# 40,000 Acres Burns In Kansas



## Vol (Jul 5, 2009)

It only took a few hours....

Regards, Mike

http://www.agweb.com/article/fire-burns-40000-acres-in-kansas-other-pastures-burned-by-arsonists-naa-wyatt-bechtel/


----------



## rjmoses (Apr 4, 2010)

I seriously doubt that it was started by a train. Especially now that steam engines are no longer used!

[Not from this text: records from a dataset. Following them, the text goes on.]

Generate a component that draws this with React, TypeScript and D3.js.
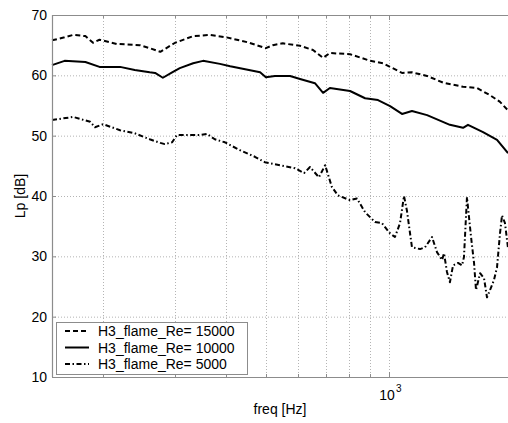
import * as d3 from 'd3';

// readings: frequency [Hz] / level [dB]
const freqRe15000 = [150, 161, 169, 181, 189, 196, 216, 246, 260, 276, 300, 332, 365, 400, 450, 500, 520, 550, 606, 652, 690, 717, 803, 900, 967, 1006, 1076, 1138, 1239, 1355, 1517, 1641, 1766, 1868, 1954];
const lpRe15000 = [65.8, 66.3, 66.7, 66.5, 65.4, 65.9, 65.2, 65.0, 64.5, 63.9, 65.4, 66.5, 66.7, 66.3, 65.5, 64.5, 65.0, 65.3, 64.9, 64.2, 62.9, 63.7, 63.5, 62.4, 62.0, 61.4, 60.4, 60.5, 59.9, 58.8, 58.1, 57.9, 56.7, 55.6, 54.2];

const freqRe10000 = [150, 161, 181, 196, 220, 239, 260, 268, 280, 295, 308, 332, 351, 386, 409, 445, 484, 500, 526, 573, 606, 659, 690, 717, 803, 874, 940, 1006, 1076, 1138, 1239, 1409, 1517, 1560, 1698, 1837, 1954];
const lpRe10000 = [61.7, 62.4, 62.2, 61.4, 61.4, 60.9, 60.5, 60.4, 59.6, 60.5, 61.2, 62.0, 62.4, 61.9, 61.5, 61.0, 60.5, 59.7, 59.9, 59.9, 59.4, 58.7, 57.1, 57.9, 57.4, 56.2, 55.9, 54.9, 53.6, 54.1, 53.4, 51.8, 51.3, 51.8, 50.6, 49.3, 47.1];

const freqRe5000 = [150, 169, 186, 191, 200, 220, 239, 260, 276, 283, 295, 303, 326, 345, 359, 375, 397, 432, 470, 497, 541, 589, 620, 641, 674, 698, 725, 750, 803, 835, 874, 924, 961, 1006, 1034, 1064, 1088, 1106, 1138, 1191, 1225, 1274, 1310, 1348, 1363, 1386, 1409, 1434, 1475, 1509, 1525, 1551, 1587, 1614, 1632, 1670, 1707, 1736, 1766, 1806, 1837, 1868, 1889, 1921, 1954];
const lpRe5000 = [52.6, 53.1, 52.3, 51.4, 51.9, 50.9, 50.4, 49.4, 48.8, 48.6, 48.9, 50.1, 50.1, 50.1, 50.3, 49.4, 48.9, 47.6, 46.5, 45.6, 45.1, 44.6, 43.8, 44.8, 43.1, 45.1, 41.5, 40.1, 39.3, 39.6, 37.3, 35.7, 35.5, 33.8, 33.2, 35.5, 40.0, 37.6, 31.5, 31.2, 31.5, 33.2, 30.7, 29.4, 30.5, 27.4, 25.7, 28.5, 28.9, 28.5, 29.9, 39.8, 33.2, 28.9, 24.4, 27.2, 26.4, 23.2, 24.4, 26.1, 28.2, 33.8, 36.8, 35.5, 31.4];

const yTicks = [10, 20, 30, 40, 50, 60, 70];
const xGridTicks = [200, 300, 400, 500, 600, 700, 800, 900, 1000];
const legendLabels = ['H3_flame_Re= 15000', 'H3_flame_Re= 10000', 'H3_flame_Re= 5000'];

const W = 508;
const H = 423;
const margin = { top: 15, right: 0, bottom: 46, left: 52 };
const FONT = '"Liberation Sans", Arial, Helvetica, sans-serif';

export default function App() {
  const x = d3.scaleLog().domain([150, 1954]).range([margin.left, W - margin.right]);
  const y = d3.scaleLinear().domain([10, 70]).range([H - margin.bottom, margin.top]);

  const series = [
    { f: freqRe15000, v: lpRe15000, dash: '5,3' },
    { f: freqRe10000, v: lpRe10000, dash: null },
    { f: freqRe5000, v: lpRe5000, dash: '5,2.5,1.5,2.5' },
  ];

  const line = d3.line<[number, number]>()
    .x(d => x(d[0]))
    .y(d => y(d[1]));

  const x0 = margin.left;
  const x1 = W - margin.right;
  const y0 = y(10);
  const y1 = y(70);
  const axisColor = '#8c8c8c';
  const gridColor = '#b4b4b4';

  // legend box
  const lg = { x: 56, y: 322, w: 191, h: 52 };

  return (
    <svg width={W} height={H} style={{ position: 'absolute', left: 0, top: 0, background: '#fff' }} fontFamily={FONT}>
      <rect x={0} y={0} width={W} height={H} fill="#fff" />

      {/* grid */}
      {yTicks.filter(t => t > 10 && t < 70).map(t => (
        <line key={'gy' + t} x1={x0} x2={x1} y1={y(t) + 0.5} y2={y(t) + 0.5}
          stroke={gridColor} strokeWidth={1} strokeDasharray="1,2" />
      ))}
      {xGridTicks.map(t => (
        <line key={'gx' + t} x1={Math.round(x(t)) + 0.5} x2={Math.round(x(t)) + 0.5} y1={y1} y2={y0}
          stroke={gridColor} strokeWidth={1} strokeDasharray="1,2" />
      ))}

      {/* series */}
      {series.map((s, i) => (
        <path key={'s' + i}
          d={line(s.f.map((f, j) => [f, s.v[j]] as [number, number])) || ''}
          fill="none" stroke="#000" strokeWidth={2}
          strokeDasharray={s.dash || undefined} strokeLinejoin="round" />
      ))}

      {/* axes frame */}
      <line x1={x0} x2={x1} y1={y1 + 0.5} y2={y1 + 0.5} stroke={axisColor} strokeWidth={1.2} />
      <line x1={x0} x2={x1} y1={y0 + 0.5} y2={y0 + 0.5} stroke={axisColor} strokeWidth={1.2} />
      <line x1={x0 + 0.5} x2={x0 + 0.5} y1={y1} y2={y0} stroke={axisColor} strokeWidth={1.2} />

      {/* y ticks */}
      {yTicks.map(t => (
        <g key={'yt' + t}>
          <line x1={x0} x2={x0 + 4} y1={y(t) + 0.5} y2={y(t) + 0.5} stroke={axisColor} />
          <text x={x0 - 5} y={y(t)} dy="0.36em" textAnchor="end" fontSize={14} fill="#000">{t}</text>
        </g>
      ))}

      {/* x ticks */}
      {xGridTicks.map(t => (
        <g key={'xt' + t}>
          <line x1={Math.round(x(t)) + 0.5} x2={Math.round(x(t)) + 0.5} y1={y0} y2={y0 - (t === 1000 ? 5 : 3)} stroke={axisColor} />
          <line x1={Math.round(x(t)) + 0.5} x2={Math.round(x(t)) + 0.5} y1={y1} y2={y1 + (t === 1000 ? 5 : 3)} stroke={axisColor} />
        </g>
      ))}
      <text x={x(1000) - 2} y={400} textAnchor="middle" fontSize={14} fill="#000">10</text>
      <text x={x(1000) + 7} y={392} textAnchor="start" fontSize={10} fill="#000">3</text>

      {/* axis labels */}
      <text x={(x0 + x1) / 2} y={414} textAnchor="middle" fontSize={14} fill="#000">freq [Hz]</text>
      <text transform={`translate(25,196) rotate(-90)`} textAnchor="middle" fontSize={14} fill="#000">Lp [dB]</text>

      {/* legend */}
      <rect x={lg.x + 0.5} y={lg.y + 0.5} width={lg.w} height={lg.h} fill="#fff" stroke={axisColor} strokeWidth={1} />
      {series.map((s, i) => {
        const ly = 331 + i * 16.5;
        return (
          <g key={'lg' + i}>
            <line x1={65} x2={89} y1={ly} y2={ly} stroke="#000" strokeWidth={2} strokeDasharray={s.dash || undefined} />
            <text x={98} y={ly} dy="0.36em" fontSize={14} fill="#000">{legendLabels[i]}</text>
          </g>
        );
      })}
    </svg>
  );
}
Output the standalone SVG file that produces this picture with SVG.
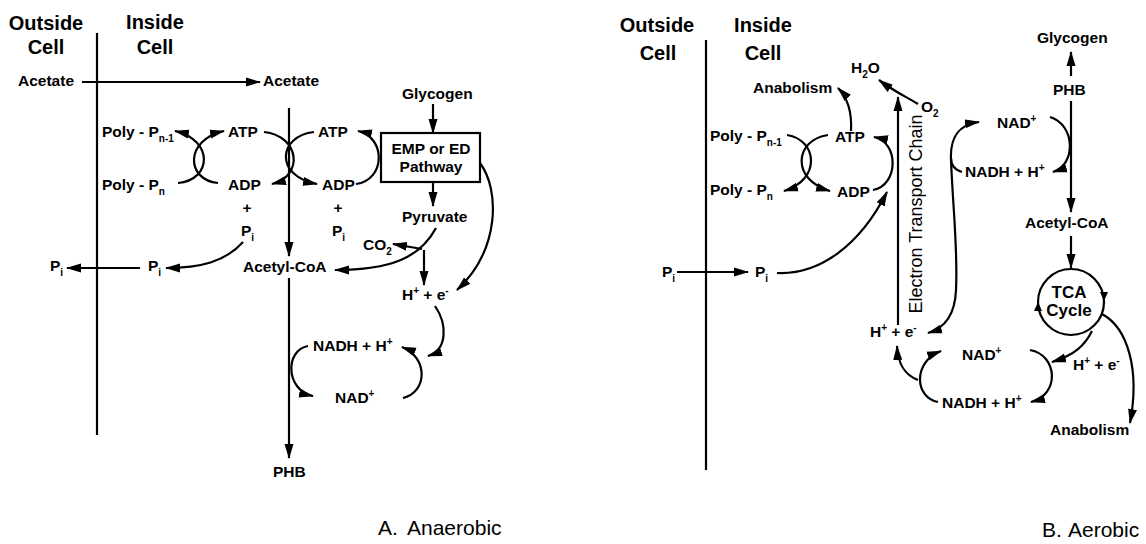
<svg xmlns="http://www.w3.org/2000/svg" width="1146" height="544" viewBox="0 0 1146 544">
<style>
.t{font-family:"Liberation Sans",Arial,Helvetica,sans-serif;font-weight:bold;font-size:15.5px;fill:#000}
.h{font-size:20px}
.c{font-size:17px}
.lab{font-family:"Liberation Sans",Arial,Helvetica,sans-serif;font-weight:normal;font-size:21px;fill:#000}
.etc{font-family:"Liberation Sans",Arial,Helvetica,sans-serif;font-weight:normal;font-size:18px;fill:#000}
.s{font-size:10px}
.ln{fill:none;stroke:#000;stroke-width:2.2}
.m{marker-end:url(#ah)}
.ms{marker-start:url(#ahs)}
</style>
<defs>
<marker id="ah" viewBox="0 0 15 10" refX="14" refY="5" markerWidth="15" markerHeight="10" orient="auto" markerUnits="userSpaceOnUse"><path d="M0,0.5 L15,5 L0,9.5 z" fill="#000"/></marker>
<marker id="ahs" viewBox="0 0 15 10" refX="14" refY="5" markerWidth="15" markerHeight="10" orient="auto-start-reverse" markerUnits="userSpaceOnUse"><path d="M0,0.5 L15,5 L0,9.5 z" fill="#000"/></marker>
</defs>
<rect width="1146" height="544" fill="#fff"/>

<g id="connectors">
<!-- Panel A -->
<path class="ln" d="M97,33 V435"/>
<path class="ln m" d="M82,82 H260"/>
<path class="ln m" d="M289,108 V256"/>
<path class="ln m" d="M289,278 V458"/>
<path class="ln m" d="M178,183 C212,180 214,140 175,131"/>
<path class="ln m" d="M218,183 C186,180 184,140 224,131"/>
<path class="ln m" d="M264,132 C300,136 304,176 272,184"/>
<path class="ln m" d="M314,132 C278,136 274,176 317,184"/>
<path class="ln m" d="M356,184 C386,180 386,137 358,131"/>
<path class="ln m" d="M433,104 V133"/>
<path class="ln m" d="M433,182 V206"/>
<path class="ln m" d="M436,228 C420,258 390,270 335,270"/>
<path class="ln m" d="M422,249 L393,244"/>
<path class="ln m" d="M424,250 V285"/>
<path class="ln m" d="M480,163 C500,190 500,250 457,290"/>
<path class="ln m" d="M435,306 C448,325 447,350 428,356"/>
<path class="ln m" d="M403,398 C428,392 428,357 402,347"/>
<path class="ln m" d="M308,346 C285,350 285,390 313,396"/>
<path class="ln m" d="M243,242 C225,262 200,268 166,268"/>
<path class="ln m" d="M140,268 H67"/>
<!-- Panel B -->
<path class="ln" d="M706,40 V470"/>
<path class="ln m" d="M677,272 H748"/>
<path class="ln m" d="M777,273 C820,275 860,245 887,192"/>
<path class="ln m" d="M787,135 C818,140 821,180 784,191"/>
<path class="ln m" d="M828,135 C794,140 791,180 830,191"/>
<path class="ln m" d="M873,190 C899,185 899,142 874,137"/>
<path class="ln m" d="M851,131 C852,112 848,98 838,88"/>
<path class="ln m" d="M898,325 V97"/>
<path class="ln m" d="M918,104 C905,96 895,92 879,80"/>
<path class="ln m" d="M1050,117 C1076,125 1076,165 1053,172"/>
<path class="ln ms m" d="M979,122 C956,125 950,140 951,160 C953,210 958,250 956,290 C955,315 945,328 928,333"/>
<path class="ln" d="M962,172 C955,170 951,165 951,158"/>
<path class="ln m" d="M1071,76 V52"/>
<path class="ln m" d="M1071,101 V212"/>
<path class="ln m" d="M1071,236 V268"/>
<path class="ln m" d="M1092,331 C1085,345 1075,355 1052,362"/>
<path class="ln m" d="M1030,350 C1058,355 1060,395 1031,402"/>
<path class="ln m" d="M1102,314 C1128,328 1140,370 1130,423"/>
<path class="ln m" d="M938,402 C915,398 912,362 941,351"/>
<path class="ln m" d="M918,380 C905,375 898,365 897,346"/>
</g>

<g id="A-outside"><text class="t h" x="46" y="30" text-anchor="middle">Outside</text><text class="t h" x="46" y="54" text-anchor="middle">Cell</text></g>
<g id="A-inside"><text class="t h" x="155" y="29" text-anchor="middle">Inside</text><text class="t h" x="155" y="54" text-anchor="middle">Cell</text></g>
<g id="A-acetate-out"><text class="t" x="18" y="86">Acetate</text></g>
<g id="A-acetate-in"><text class="t" x="263" y="86">Acetate</text></g>
<g id="A-polyp-n1"><text class="t" x="102" y="137">Poly - P<tspan class="s" dy="5">n-1</tspan></text></g>
<g id="A-polyp-n"><text class="t" x="102" y="190">Poly - P<tspan class="s" dy="5">n</tspan></text></g>
<g id="A-atp1"><text class="t" x="228" y="137">ATP</text></g>
<g id="A-adp1"><text class="t" x="228" y="190">ADP</text></g>
<g id="A-plus1"><text class="t" x="247" y="213" text-anchor="middle">+</text></g>
<g id="A-pi1"><text class="t" x="241" y="236">P<tspan class="s" dy="5">i</tspan></text></g>
<g id="A-atp2"><text class="t" x="318" y="137">ATP</text></g>
<g id="A-adp2"><text class="t" x="322" y="190">ADP</text></g>
<g id="A-plus2"><text class="t" x="338" y="213" text-anchor="middle">+</text></g>
<g id="A-pi2"><text class="t" x="332" y="236">P<tspan class="s" dy="5">i</tspan></text></g>
<g id="A-acetylcoa"><text class="t" x="243" y="272">Acetyl-CoA</text></g>
<g id="A-pi-mid"><text class="t" x="148" y="271">P<tspan class="s" dy="5">i</tspan></text></g>
<g id="A-pi-out"><text class="t" x="50" y="271">P<tspan class="s" dy="5">i</tspan></text></g>
<g id="A-glycogen"><text class="t" x="402" y="99">Glycogen</text></g>
<g id="A-emp"><rect x="381" y="133" width="99" height="49" fill="#fff" stroke="#000" stroke-width="2.2"/><text class="t" x="431" y="154" text-anchor="middle">EMP or ED</text><text class="t" x="431" y="172" text-anchor="middle">Pathway</text></g>
<g id="A-pyruvate"><text class="t" x="402" y="222">Pyruvate</text></g>
<g id="A-co2"><text class="t" x="363" y="250">CO<tspan class="s" dy="5">2</tspan></text></g>
<g id="A-he"><text class="t" x="402" y="300">H<tspan class="s" dy="-6">+</tspan><tspan dy="6"> + e</tspan><tspan class="s" dy="-6">-</tspan></text></g>
<g id="A-nadh"><text class="t" x="313" y="351">NADH + H<tspan class="s" dy="-6">+</tspan></text></g>
<g id="A-nad"><text class="t" x="335" y="403">NAD<tspan class="s" dy="-6">+</tspan></text></g>
<g id="A-phb"><text class="t" x="273" y="477">PHB</text></g>
<g id="A-label"><text class="lab" x="378" y="535">A.<tspan x="407">Anaerobic</tspan></text></g>

<g id="B-outside"><text class="t h" x="657" y="32" text-anchor="middle">Outside</text><text class="t h" x="658" y="60" text-anchor="middle">Cell</text></g>
<g id="B-inside"><text class="t h" x="763" y="32" text-anchor="middle">Inside</text><text class="t h" x="763" y="60" text-anchor="middle">Cell</text></g>
<g id="B-pi-out"><text class="t" x="662" y="277">P<tspan class="s" dy="5">i</tspan></text></g>
<g id="B-pi-in"><text class="t" x="755" y="277">P<tspan class="s" dy="5">i</tspan></text></g>
<g id="B-polyp-n1"><text class="t" x="710" y="141">Poly - P<tspan class="s" dy="5">n-1</tspan></text></g>
<g id="B-polyp-n"><text class="t" x="710" y="195">Poly - P<tspan class="s" dy="5">n</tspan></text></g>
<g id="B-atp"><text class="t" x="835" y="142">ATP</text></g>
<g id="B-adp"><text class="t" x="837" y="197">ADP</text></g>
<g id="B-anabolism1"><text class="t" x="753" y="93">Anabolism</text></g>
<g id="B-h2o"><text class="t" x="851" y="73">H<tspan class="s" dy="5">2</tspan><tspan dy="-5">O</tspan></text></g>
<g id="B-o2"><text class="t" x="921" y="112">O<tspan class="s" dy="5">2</tspan></text></g>
<g id="B-etc"><text class="etc" transform="translate(922,214) rotate(-90)" text-anchor="middle">Electron Transport Chain</text></g>
<g id="B-glycogen"><text class="t" x="1037" y="43">Glycogen</text></g>
<g id="B-phb"><text class="t" x="1053" y="95">PHB</text></g>
<g id="B-nad1"><text class="t" x="997" y="128">NAD<tspan class="s" dy="-6">+</tspan></text></g>
<g id="B-nadh1"><text class="t" x="965" y="177">NADH + H<tspan class="s" dy="-6">+</tspan></text></g>
<g id="B-acetylcoa"><text class="t" x="1025" y="228">Acetyl-CoA</text></g>
<g id="B-tca"><circle cx="1071" cy="302" r="33" fill="none" stroke="#000" stroke-width="2.2"/><polygon points="1034,311 1042,311 1038,302" fill="#000"/><polygon points="1100,292 1108,292 1104,301" fill="#000"/><text class="t c" x="1069" y="298" text-anchor="middle">TCA</text><text class="t c" x="1069" y="316" text-anchor="middle">Cycle</text></g>
<g id="B-he1"><text class="t" x="870" y="337">H<tspan class="s" dy="-6">+</tspan><tspan dy="6"> + e</tspan><tspan class="s" dy="-6">-</tspan></text></g>
<g id="B-nad2"><text class="t" x="962" y="360">NAD<tspan class="s" dy="-6">+</tspan></text></g>
<g id="B-nadh2"><text class="t" x="942" y="408">NADH + H<tspan class="s" dy="-6">+</tspan></text></g>
<g id="B-he2"><text class="t" x="1073" y="370">H<tspan class="s" dy="-6">+</tspan><tspan dy="6"> + e</tspan><tspan class="s" dy="-6">-</tspan></text></g>
<g id="B-anabolism2"><text class="t" x="1050" y="435">Anabolism</text></g>
<g id="B-label"><text class="lab" x="1042" y="537">B.<tspan x="1068">Aerobic</tspan></text></g>
</svg>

My guess would probably be a nature conservancy nut! They LOVE to do "controlled burns."

Ralph


----------



## atgreene (May 19, 2013)

We chase a pile of fires caused by trains. Faulty spark arrestors on the diesels, dragging wheel, stuck brake etc... Does happen, but numerous one chaulked up to trains are kids playing near the tracks, but easier to blame on the choo choo.


----------



## luke strawwalker (Jul 31, 2014)

Yeah, brakes and wheel flanges can throw sparks, among other things...

Later! OL J R


----------



## Grateful11 (Apr 5, 2009)

Bad bearing on cars, even hot soot from a locomotive can start a fire. You'd be surprised at the how many hot soot particles come from diesel locomotives.

http://www.trainsim.com/vbts/showthread.php?295145-Why-do-modern-trains-start-fires

http://cs.trains.com/trn/f/111/t/46526.aspx


----------



## Swv.farmer (Jan 2, 2016)

I hate that it burnt.and even more greatful no one was hurt.but on the positive they should have some pretty grass.


----------